Will 2019 be the last democratic election we have before the State and System are tightened, and society straitjacketed preventing a free swing of the pendulum and democratic alternation in office? Will it be a soft landing, or a catalytic and combustible change, triggering a chain reaction leading to a catastrophe which turns us into a former Yugoslavia?   

Never have I witnessed mainstream society in the South react against moderation, liberalism and even social democracy, embracing a New Right ‘common sense’ that “democracy is dispensable/we need a tough leader”, as I have seen in the past few years and months. The hierarchy of the Buddhist clergy and the more hawkish-ex-military brass are the secretors and purveyors of this ideology.
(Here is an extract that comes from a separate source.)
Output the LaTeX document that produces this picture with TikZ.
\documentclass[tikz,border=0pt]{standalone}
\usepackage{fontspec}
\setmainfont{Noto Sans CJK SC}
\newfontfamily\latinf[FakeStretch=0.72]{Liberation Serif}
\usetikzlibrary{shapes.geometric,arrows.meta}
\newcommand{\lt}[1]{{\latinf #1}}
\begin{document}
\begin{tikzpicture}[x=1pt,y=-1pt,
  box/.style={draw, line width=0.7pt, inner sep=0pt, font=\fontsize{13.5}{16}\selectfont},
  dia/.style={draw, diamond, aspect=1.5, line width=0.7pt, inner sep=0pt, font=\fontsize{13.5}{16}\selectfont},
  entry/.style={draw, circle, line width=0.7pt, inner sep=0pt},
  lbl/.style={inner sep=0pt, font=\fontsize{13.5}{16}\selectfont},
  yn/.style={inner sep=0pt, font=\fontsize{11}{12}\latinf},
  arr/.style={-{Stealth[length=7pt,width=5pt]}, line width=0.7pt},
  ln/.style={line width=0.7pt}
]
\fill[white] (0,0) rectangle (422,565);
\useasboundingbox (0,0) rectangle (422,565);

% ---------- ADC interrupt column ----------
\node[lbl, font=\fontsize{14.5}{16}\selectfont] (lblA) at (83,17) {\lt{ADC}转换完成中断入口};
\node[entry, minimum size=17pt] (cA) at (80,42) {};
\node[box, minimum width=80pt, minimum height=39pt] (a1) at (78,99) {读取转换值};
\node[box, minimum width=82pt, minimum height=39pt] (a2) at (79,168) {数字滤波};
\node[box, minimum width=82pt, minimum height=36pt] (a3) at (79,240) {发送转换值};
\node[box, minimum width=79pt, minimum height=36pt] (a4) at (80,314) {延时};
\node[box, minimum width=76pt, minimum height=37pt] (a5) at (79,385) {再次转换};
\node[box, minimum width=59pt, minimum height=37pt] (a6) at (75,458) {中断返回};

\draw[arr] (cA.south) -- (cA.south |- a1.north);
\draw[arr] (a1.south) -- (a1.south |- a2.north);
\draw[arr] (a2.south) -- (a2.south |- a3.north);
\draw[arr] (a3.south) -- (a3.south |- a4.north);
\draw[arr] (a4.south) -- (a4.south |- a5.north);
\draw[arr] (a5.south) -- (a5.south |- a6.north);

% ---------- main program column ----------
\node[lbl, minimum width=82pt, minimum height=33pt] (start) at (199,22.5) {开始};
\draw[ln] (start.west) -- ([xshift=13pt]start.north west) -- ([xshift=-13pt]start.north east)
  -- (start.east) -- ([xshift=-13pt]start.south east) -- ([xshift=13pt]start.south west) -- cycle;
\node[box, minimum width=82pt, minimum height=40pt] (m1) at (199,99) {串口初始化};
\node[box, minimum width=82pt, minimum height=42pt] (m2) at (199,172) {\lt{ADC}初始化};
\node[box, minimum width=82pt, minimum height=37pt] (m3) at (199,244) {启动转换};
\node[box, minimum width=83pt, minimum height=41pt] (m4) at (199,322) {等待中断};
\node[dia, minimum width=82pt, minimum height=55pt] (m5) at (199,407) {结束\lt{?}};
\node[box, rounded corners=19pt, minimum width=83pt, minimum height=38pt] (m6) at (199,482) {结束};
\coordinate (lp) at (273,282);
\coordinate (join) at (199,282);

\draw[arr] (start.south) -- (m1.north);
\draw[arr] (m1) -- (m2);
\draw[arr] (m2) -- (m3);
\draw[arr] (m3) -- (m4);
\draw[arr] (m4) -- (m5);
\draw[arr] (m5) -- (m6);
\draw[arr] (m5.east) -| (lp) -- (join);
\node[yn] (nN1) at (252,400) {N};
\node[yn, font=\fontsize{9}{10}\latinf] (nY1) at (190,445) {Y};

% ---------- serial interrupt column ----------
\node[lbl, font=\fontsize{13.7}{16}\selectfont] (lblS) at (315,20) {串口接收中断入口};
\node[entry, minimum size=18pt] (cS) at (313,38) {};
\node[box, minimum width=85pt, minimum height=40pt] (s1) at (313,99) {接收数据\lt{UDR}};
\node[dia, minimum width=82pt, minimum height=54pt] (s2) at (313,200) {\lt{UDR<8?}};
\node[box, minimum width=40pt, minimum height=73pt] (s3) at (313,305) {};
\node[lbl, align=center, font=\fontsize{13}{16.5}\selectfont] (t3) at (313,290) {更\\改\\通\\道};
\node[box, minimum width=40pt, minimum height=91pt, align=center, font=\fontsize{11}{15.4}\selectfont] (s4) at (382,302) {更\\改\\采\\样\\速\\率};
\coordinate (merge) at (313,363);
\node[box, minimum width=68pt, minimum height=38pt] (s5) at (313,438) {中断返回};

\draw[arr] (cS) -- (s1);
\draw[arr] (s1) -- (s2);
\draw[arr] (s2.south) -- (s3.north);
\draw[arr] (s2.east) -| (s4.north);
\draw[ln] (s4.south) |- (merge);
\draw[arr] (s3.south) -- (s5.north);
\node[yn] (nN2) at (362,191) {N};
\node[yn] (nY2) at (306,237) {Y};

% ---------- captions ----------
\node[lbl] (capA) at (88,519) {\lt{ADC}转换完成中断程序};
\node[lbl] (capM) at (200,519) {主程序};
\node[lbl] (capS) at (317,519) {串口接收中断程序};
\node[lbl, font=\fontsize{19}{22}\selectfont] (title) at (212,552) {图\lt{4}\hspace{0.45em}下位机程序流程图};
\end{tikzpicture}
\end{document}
They are trying to pull off a political putsch for the candidacy.   

The problem is not the candidate. It is the constituency and the ideology; the project. The project entails a retrogressive remodeling of the State, in which the clergy is above the law and dictates (“vidhaanaya” as Ven. Elle Gunawansa, the orator of Kanatte July ‘83 recently pronounced) to the State. It is the shift from the civilizational and cultural reality of our Sinhala Buddhist heritage to a notion of 21st century Sri Lanka as a Sinhala-Buddhist state ( or simply, a Buddhist state).   

To be sustainably successful in a complex and challenging external environment, the Opposition’s candidate has to pivot away from this fringe and relocate and root himself firmly within the pluralist democratic political mainstream, avoiding a regime project that is a junta installed by electoral means.   

If the hawkish Alt-Right project wins, Sri Lanka, which was once the most advanced democracy in South Asia, may have a remodeled state in Sri Lanka along the lines of (Zia’s) Pakistan or Myanmar, which this time would surely seek a unilateral solution as the perennial North-South problems surface in a cycle of revolt-rebellion-repression. A regional response will be triggered. It is only a fusion of the moderates in the Opposition that can shape a different and safer outcome.